Он вошел в здание комендатуры и стал ходить из помещения в помещение, читая тексты, рассматривая немногочисленные фотографии и экспонаты; перед ним медленно разворачивалась мрачная панорама: история возникновения лагеря, внутренний распорядок, заключенные, солдаты и офицеры СС, больничные бараки, массовая гибель людей, освобождение лагеря. Он то и дело останавливался перед маленькими табличками с фотоснимками и биографиями заключенных из Германии и других стран Европы. Долго стоял перед раскрытой книгой регистрации, в которой аккуратным почерком были записаны имена и фамилии вновь прибывших, строка за строкой. Каждая из этих женщин представляла собой целый мир, родившийся и умерший вместе с ней. Каспар вспомнил слова Гейне и почувствовал, что больше не в состоянии выносить это зрелище, эту выставку, эти злодеяния, эту стихию разрушения, уничтожения жизни. В комнате, где описывались медицинские и хирургические эксперименты, проводившиеся на заключенных, к ужасу, охватившему его при виде зверств лагерных врачей, примешался страх по поводу Зигрун: что подумает и скажет она? Что целью всего этого были эффективные методы лечения раневой инфекции у немецких солдат?

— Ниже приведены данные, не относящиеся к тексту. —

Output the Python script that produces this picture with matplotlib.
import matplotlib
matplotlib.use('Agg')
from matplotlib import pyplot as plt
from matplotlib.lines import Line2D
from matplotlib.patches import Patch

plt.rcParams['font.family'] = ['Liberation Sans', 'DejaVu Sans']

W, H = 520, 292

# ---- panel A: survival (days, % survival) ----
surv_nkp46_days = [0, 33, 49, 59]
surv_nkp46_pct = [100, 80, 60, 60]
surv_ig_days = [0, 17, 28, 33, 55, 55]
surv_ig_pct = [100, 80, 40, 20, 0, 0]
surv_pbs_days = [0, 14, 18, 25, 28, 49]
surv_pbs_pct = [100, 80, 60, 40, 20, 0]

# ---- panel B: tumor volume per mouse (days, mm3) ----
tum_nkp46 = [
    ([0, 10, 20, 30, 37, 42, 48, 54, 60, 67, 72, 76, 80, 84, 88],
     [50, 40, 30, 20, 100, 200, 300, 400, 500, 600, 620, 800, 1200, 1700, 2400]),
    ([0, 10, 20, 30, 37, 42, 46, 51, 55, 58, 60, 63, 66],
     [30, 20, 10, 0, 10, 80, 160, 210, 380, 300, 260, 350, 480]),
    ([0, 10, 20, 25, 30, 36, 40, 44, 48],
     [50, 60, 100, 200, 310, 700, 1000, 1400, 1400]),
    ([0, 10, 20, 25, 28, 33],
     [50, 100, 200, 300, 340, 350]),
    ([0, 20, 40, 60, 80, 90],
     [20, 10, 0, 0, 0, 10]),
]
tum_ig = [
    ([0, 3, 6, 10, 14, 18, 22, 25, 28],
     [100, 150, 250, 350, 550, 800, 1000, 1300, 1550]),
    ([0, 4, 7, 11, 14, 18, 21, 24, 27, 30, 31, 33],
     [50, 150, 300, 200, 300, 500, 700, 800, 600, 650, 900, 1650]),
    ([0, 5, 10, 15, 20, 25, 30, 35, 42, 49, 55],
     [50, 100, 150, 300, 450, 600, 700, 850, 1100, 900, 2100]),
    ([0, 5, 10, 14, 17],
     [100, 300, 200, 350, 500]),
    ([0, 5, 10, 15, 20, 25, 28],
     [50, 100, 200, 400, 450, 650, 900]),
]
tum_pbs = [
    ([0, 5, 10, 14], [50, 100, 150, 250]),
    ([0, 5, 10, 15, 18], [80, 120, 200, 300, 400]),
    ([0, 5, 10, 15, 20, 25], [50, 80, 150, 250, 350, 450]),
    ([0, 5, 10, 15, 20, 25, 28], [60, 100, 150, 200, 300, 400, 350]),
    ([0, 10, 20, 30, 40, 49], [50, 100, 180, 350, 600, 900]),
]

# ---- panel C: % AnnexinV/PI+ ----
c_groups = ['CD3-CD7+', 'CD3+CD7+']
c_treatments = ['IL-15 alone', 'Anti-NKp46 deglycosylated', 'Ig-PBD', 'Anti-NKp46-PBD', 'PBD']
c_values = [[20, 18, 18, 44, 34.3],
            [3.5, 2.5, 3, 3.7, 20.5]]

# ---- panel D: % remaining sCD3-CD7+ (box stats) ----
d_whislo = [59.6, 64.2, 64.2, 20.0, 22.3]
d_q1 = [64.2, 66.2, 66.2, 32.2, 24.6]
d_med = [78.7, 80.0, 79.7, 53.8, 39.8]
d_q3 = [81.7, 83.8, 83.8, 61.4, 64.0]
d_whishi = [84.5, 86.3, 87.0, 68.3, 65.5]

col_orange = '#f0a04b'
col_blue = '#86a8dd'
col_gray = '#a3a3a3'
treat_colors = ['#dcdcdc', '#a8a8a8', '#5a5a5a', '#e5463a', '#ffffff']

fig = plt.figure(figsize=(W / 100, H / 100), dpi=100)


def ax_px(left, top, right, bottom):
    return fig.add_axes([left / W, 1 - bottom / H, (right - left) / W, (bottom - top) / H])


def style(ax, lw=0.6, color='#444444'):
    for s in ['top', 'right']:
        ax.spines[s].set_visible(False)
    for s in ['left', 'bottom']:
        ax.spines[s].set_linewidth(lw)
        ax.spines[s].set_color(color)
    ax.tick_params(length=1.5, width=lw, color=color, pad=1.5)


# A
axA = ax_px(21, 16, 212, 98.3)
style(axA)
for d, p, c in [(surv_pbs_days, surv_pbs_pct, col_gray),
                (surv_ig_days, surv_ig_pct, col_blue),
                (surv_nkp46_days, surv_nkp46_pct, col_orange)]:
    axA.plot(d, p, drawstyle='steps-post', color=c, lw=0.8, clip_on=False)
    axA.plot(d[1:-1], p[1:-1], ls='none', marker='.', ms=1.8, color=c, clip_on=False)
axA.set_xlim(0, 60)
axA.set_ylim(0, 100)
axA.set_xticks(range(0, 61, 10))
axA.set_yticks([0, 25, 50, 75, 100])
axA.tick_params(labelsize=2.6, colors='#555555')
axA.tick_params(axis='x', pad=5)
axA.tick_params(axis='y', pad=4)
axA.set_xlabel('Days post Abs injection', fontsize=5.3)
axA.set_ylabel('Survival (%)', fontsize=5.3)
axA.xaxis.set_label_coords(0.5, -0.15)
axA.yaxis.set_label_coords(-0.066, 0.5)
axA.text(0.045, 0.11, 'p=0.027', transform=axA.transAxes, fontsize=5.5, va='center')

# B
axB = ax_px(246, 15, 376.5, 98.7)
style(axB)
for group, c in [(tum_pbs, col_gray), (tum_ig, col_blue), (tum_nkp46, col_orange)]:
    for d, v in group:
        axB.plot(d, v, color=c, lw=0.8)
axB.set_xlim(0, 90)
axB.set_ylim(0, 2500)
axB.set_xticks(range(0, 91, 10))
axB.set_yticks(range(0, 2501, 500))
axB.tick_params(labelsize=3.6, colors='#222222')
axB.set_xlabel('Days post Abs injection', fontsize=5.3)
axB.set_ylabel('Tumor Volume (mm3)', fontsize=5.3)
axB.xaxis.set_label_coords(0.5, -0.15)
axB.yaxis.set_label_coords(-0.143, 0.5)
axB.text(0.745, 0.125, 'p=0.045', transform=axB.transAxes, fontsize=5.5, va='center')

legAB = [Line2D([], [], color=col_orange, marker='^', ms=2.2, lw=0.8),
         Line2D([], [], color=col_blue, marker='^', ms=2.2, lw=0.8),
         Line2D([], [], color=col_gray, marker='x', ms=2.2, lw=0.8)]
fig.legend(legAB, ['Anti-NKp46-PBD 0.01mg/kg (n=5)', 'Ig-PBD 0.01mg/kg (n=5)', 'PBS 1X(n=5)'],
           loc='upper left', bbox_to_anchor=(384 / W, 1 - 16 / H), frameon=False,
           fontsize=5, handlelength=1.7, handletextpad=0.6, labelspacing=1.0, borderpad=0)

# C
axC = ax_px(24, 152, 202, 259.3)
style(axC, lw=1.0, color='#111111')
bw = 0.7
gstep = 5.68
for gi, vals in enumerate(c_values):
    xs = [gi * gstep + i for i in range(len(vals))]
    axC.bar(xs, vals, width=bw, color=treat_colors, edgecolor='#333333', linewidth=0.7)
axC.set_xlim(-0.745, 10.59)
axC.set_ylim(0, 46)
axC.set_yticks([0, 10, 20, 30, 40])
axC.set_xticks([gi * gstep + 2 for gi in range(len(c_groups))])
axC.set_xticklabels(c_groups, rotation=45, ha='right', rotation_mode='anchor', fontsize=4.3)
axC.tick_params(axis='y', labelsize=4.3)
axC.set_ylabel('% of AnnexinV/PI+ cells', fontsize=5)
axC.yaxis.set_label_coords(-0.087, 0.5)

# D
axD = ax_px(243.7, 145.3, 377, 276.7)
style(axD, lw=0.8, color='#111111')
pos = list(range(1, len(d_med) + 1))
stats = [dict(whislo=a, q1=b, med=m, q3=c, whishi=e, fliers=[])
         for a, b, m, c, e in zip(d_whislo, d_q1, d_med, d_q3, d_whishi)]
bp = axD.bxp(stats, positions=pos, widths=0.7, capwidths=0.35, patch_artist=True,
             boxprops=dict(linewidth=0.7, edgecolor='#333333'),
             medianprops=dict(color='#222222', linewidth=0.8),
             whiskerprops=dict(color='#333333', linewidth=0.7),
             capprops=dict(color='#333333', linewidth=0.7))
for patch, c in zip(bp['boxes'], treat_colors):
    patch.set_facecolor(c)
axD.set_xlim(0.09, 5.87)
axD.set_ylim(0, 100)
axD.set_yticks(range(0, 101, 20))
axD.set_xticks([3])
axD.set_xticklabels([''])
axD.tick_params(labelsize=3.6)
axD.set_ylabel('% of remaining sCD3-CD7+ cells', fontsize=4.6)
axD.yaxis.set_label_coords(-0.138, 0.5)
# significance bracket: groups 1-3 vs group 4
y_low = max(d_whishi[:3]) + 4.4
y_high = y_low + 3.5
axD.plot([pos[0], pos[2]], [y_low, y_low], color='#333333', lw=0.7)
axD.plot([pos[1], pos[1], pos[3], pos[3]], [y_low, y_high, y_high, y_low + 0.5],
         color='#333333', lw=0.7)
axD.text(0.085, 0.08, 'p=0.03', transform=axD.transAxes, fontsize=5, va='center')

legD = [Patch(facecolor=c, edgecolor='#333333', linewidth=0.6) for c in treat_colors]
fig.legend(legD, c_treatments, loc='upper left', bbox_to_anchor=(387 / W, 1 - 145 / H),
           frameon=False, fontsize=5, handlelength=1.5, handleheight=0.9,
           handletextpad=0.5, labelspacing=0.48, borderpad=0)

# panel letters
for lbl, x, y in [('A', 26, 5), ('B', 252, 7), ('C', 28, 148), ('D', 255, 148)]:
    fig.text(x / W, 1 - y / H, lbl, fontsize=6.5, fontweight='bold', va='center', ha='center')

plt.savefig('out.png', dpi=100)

Выйдя из комендатуры, он пошел по обширной территории, на которой сохранились лишь тюрьма и несколько хозяйственных построек. Сгнившие деревянные бараки были давно снесены. Но на бывшей главной улице лагеря, осеняемой высокими деревьями, он увидел слева и справа маркировку, нанесенную на темную щебенку, – следы бывших бараков, которые были обозначены и на схеме и четкими рядами тянулись вдаль, вперед, и за деревьями, по всей территории. Он остановился. Бараки, куда ни посмотри – бараки, а между ними заключенные, надзирательницы, сторожевые овчарки.
Он не сразу заметил, что стоит на месте и неотрывно смотрит в землю перед собой. У него пропало желание продолжать осмотр. Дойдя до мемориала, он сел на ступени на берегу озера. На противоположном берегу, залитом солнцем, возвышалась церковь, пестрели дома. Чем был для узников этот вид на город у озера, в котором жизнь шла своим чередом, – утешением или мукой? Или они воспринимали жизнь в лагере не как исключение, затянувшуюся чрезвычайную ситуацию, а тоже как жизнь, которая идет своим чередом? Каспар вспомнил созданные в лагере рисунки и поделки: маленького кролика, которого с любовью вырезал кто-то из заключенных для одной из жертв медицинских экспериментов, вышитый носовой платок. Как они смогли сохранить человеческое достоинство, проявлять заботу о других, бороться и не превратиться в животное, которому нет никакого дела до остальных? Равенсбрюк был женским лагерем. Может, у женщин чувство солидарности сильнее, чем у мужчин?
– А, вот ты где! – Зигрун села рядом с ним. – Было очень интересно. Да, конечно, злые надзирательницы и бедные, несчастные заключенные – обычная история. Но если внимательно слушать и смотреть, то всё, оказывается, не так просто. Это были преступницы, которые воровали, обманывали, занимались проституцией, не хотели работать, поддерживали врагов или даже сами становились врагами. Как, по-твоему, с ними должны были обращаться надзирательницы? Без строгости и жестокости им было не обойтись. Ты посмотри на их лица! Это добрые лица. А некоторые из них были такими молодыми! – Она покачала головой. – Не знаю, смогла бы я через три года тоже, как они… Ирме Грезе было восемнадцать, когда она начала здесь свою службу.